For the user, everything makes just as much sense as Trinity, with a main application menu, system tray, virtual desktops, applets and a notification area all along the top of the screen. The icons are smaller, so are either harder to identify or are less cluttered, according to taste.

One criticism of the interface is that some of the menus are cluttered with near-duplicate entries, which makes them hard to navigate.

Razor-qt - 3/5

Razor-qt

As Xfce is to Gnome, so Razor-qt is to KDE. That is, it uses the same libraries and follows the same behaviour that its heavier relative does, but it's a lot lighter and cleaner, and, by doing less, has less to confuse new users. You can see this KDE heritage in the default blue of the desktop, and in the widgets (Razor-qt uses the same graphical toolkit as KDE does; in this case, Qt).

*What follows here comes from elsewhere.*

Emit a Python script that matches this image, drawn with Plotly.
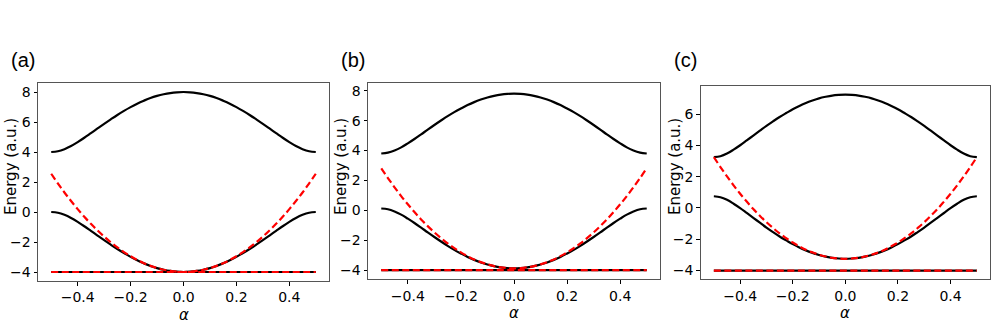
import plotly.graph_objects as go

half_alpha = [0.0, 0.025, 0.05, 0.075, 0.1, 0.125, 0.15, 0.175, 0.2, 0.225, 0.25,
              0.275, 0.3, 0.325, 0.35, 0.375, 0.4, 0.425, 0.45, 0.475, 0.5]
alpha = [-a for a in reversed(half_alpha[1:])] + half_alpha

def sym(half):
    return list(reversed(half[1:])) + list(half)

# panel (a)
a_upper = sym([8.0, 7.98, 7.93, 7.85, 7.74, 7.60, 7.42, 7.22, 6.99, 6.74, 6.47,
               6.18, 5.88, 5.57, 5.26, 4.95, 4.66, 4.40, 4.19, 4.05, 4.0])
a_middle = sym([-4.0, -3.98, -3.93, -3.85, -3.74, -3.60, -3.42, -3.22, -2.99, -2.74, -2.47,
                -2.18, -1.88, -1.57, -1.26, -0.95, -0.66, -0.40, -0.19, -0.05, 0.0])
a_red = sym([-4.0, -3.98, -3.93, -3.85, -3.74, -3.59, -3.41, -3.20, -2.95, -2.67, -2.36,
             -2.02, -1.64, -1.23, -0.79, -0.32, 0.19, 0.73, 1.30, 1.91, 2.55])
a_flat = sym([-4.0] * 21)
# panel (b)
b_upper = sym([7.81, 7.79, 7.74, 7.66, 7.55, 7.41, 7.24, 7.04, 6.81, 6.57, 6.30,
               6.01, 5.71, 5.40, 5.08, 4.77, 4.48, 4.21, 4.00, 3.86, 3.80])
b_middle = sym([-3.89, -3.87, -3.82, -3.74, -3.63, -3.49, -3.32, -3.12, -2.89, -2.65, -2.38,
                -2.09, -1.79, -1.48, -1.16, -0.85, -0.56, -0.29, -0.08, 0.07, 0.12])
b_red = sym([-3.89, -3.87, -3.82, -3.74, -3.62, -3.47, -3.29, -3.07, -2.82, -2.53, -2.22,
             -1.86, -1.48, -1.06, -0.61, -0.12, 0.40, 0.95, 1.54, 2.16, 2.81])
b_flat = sym([-4.0] * 21)
# panel (c)
c_upper = sym([7.25, 7.23, 7.19, 7.11, 7.01, 6.87, 6.71, 6.52, 6.31, 6.07, 5.82,
               5.54, 5.25, 4.94, 4.63, 4.32, 4.01, 3.73, 3.48, 3.31, 3.25])
c_middle = sym([-3.25, -3.23, -3.19, -3.11, -3.01, -2.87, -2.71, -2.52, -2.31, -2.07, -1.82,
                -1.54, -1.25, -0.94, -0.63, -0.32, -0.01, 0.27, 0.52, 0.69, 0.75])
c_red = sym([-3.25, -3.23, -3.19, -3.10, -2.99, -2.84, -2.67, -2.45, -2.21, -1.93, -1.63,
             -1.28, -0.91, -0.50, -0.07, 0.41, 0.91, 1.45, 2.02, 2.62, 3.25])
c_flat = sym([-4.0] * 21)

panels = [
    ("(a)", a_upper, a_middle, a_flat, a_red, [-4.6, 8.6], [8, 6, 4, 2, 0, -2, -4]),
    ("(b)", b_upper, b_middle, b_flat, b_red, [-4.62, 8.5], [8, 6, 4, 2, 0, -2, -4]),
    ("(c)", c_upper, c_middle, c_flat, c_red, [-4.56, 7.8], [6, 4, 2, 0, -2, -4]),
]
x_ticks = [-0.4, -0.2, 0.0, 0.2, 0.4]
x_ticktext = ["\u22120.4", "\u22120.2", "0.0", "0.2", "0.4"]

W, H = 996, 325
# plot-area pixel boxes (left, right, top, bottom)
boxes = [(38, 329, 83, 281), (368, 660, 83.3, 279.3), (700.7, 990, 86, 279.3)]
label_x = [23, 353, 685]
ytitle_x = [11, 341, 675]

fig = go.Figure()
font = dict(family="DejaVu Sans, Liberation Sans, sans-serif", size=14, color="black")
annotations = []
for i, (lab, up, mid, flat, red, yr, yt) in enumerate(panels):
    n = "" if i == 0 else str(i + 1)
    xa, ya = "x" + n, "y" + n
    for ys in (up, mid, flat):
        fig.add_trace(go.Scatter(x=alpha, y=ys, mode="lines", xaxis=xa, yaxis=ya,
                                 line=dict(color="black", width=2.2, shape="spline"),
                                 showlegend=False, hoverinfo="skip"))
    for ys in (red, flat):
        fig.add_trace(go.Scatter(x=alpha, y=ys, mode="lines", xaxis=xa, yaxis=ya,
                                 line=dict(color="#ff0000", width=2.2, dash="7px,3.5px", shape="spline"),
                                 showlegend=False, hoverinfo="skip"))
    l, r, t, b = boxes[i]
    axcommon = dict(showline=True, mirror=True, linecolor="#555555", linewidth=1,
                    ticks="outside", ticklen=3.5, tickcolor="black", tickwidth=1,
                    showgrid=False, zeroline=False, tickfont=font)
    fig.update_layout(**{
        ("xaxis" + n): dict(domain=[l / W, r / W], anchor=ya, range=[-0.55, 0.55],
                            tickvals=x_ticks, ticktext=x_ticktext, ticklabelstandoff=0,
                            **axcommon),
        ("yaxis" + n): dict(domain=[1 - b / H, 1 - t / H], anchor=xa, range=yr,
                            tickvals=yt, ticktext=[("\u2212" + str(-v)) if v < 0 else str(v) for v in yt],
                            **axcommon),
    })
    annotations.append(dict(text=lab, x=label_x[i] / W, y=1 - 60 / H, xref="paper", yref="paper",
                            showarrow=False, xanchor="center", yanchor="middle",
                            font=dict(family="Liberation Sans, Arial, sans-serif", size=20, color="black")))
    annotations.append(dict(text="Energy (a.u.)", x=ytitle_x[i] / W, y=1 - 167 / H,
                            xref="paper", yref="paper", showarrow=False, textangle=-90,
                            xanchor="center", yanchor="middle",
                            font=dict(family="DejaVu Sans, sans-serif", size=15, color="black")))
    annotations.append(dict(text="<i>\u03b1</i>", x=((l + r) / 2) / W, y=1 - (b + 22.5) / H,
                            xref="paper", yref="paper", showarrow=False,
                            xanchor="center", yanchor="top",
                            font=dict(family="DejaVu Sans, sans-serif", size=15, color="black")))

fig.update_layout(width=W, height=H, margin=dict(l=0, r=0, t=0, b=0),
                  paper_bgcolor="white", plot_bgcolor="white", annotations=annotations)
fig.write_html("out.html", config={"displayModeBar": False},
               post_script="document.body.style.margin='0';")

Unfortunately, the look is a little rough around the edges - perhaps as a consequence of choosing the wrong window manager at install time (you're asked to make a decision between Xfwm and Metacity when you install Razor-qt, without being made aware of the significance of the choice - we chose Metacity). For a better-integrated look, it would make sense to go with KWin - so why give us the option of Metacity in the first place?

Documentation/support

The missing manuals are still out there, somewhere

Because they are intended as straightforward rewrites of old projects, Trinity and Mate are able to benefit from a huge amount of existing documentation. Even if you can't find the precise online HOWTO or FAQ that you need, the chances are that someone else will have asked exactly the same question in the many years of active development that Gnome 2 and KDE 3 had and will be able to point you in the right direction.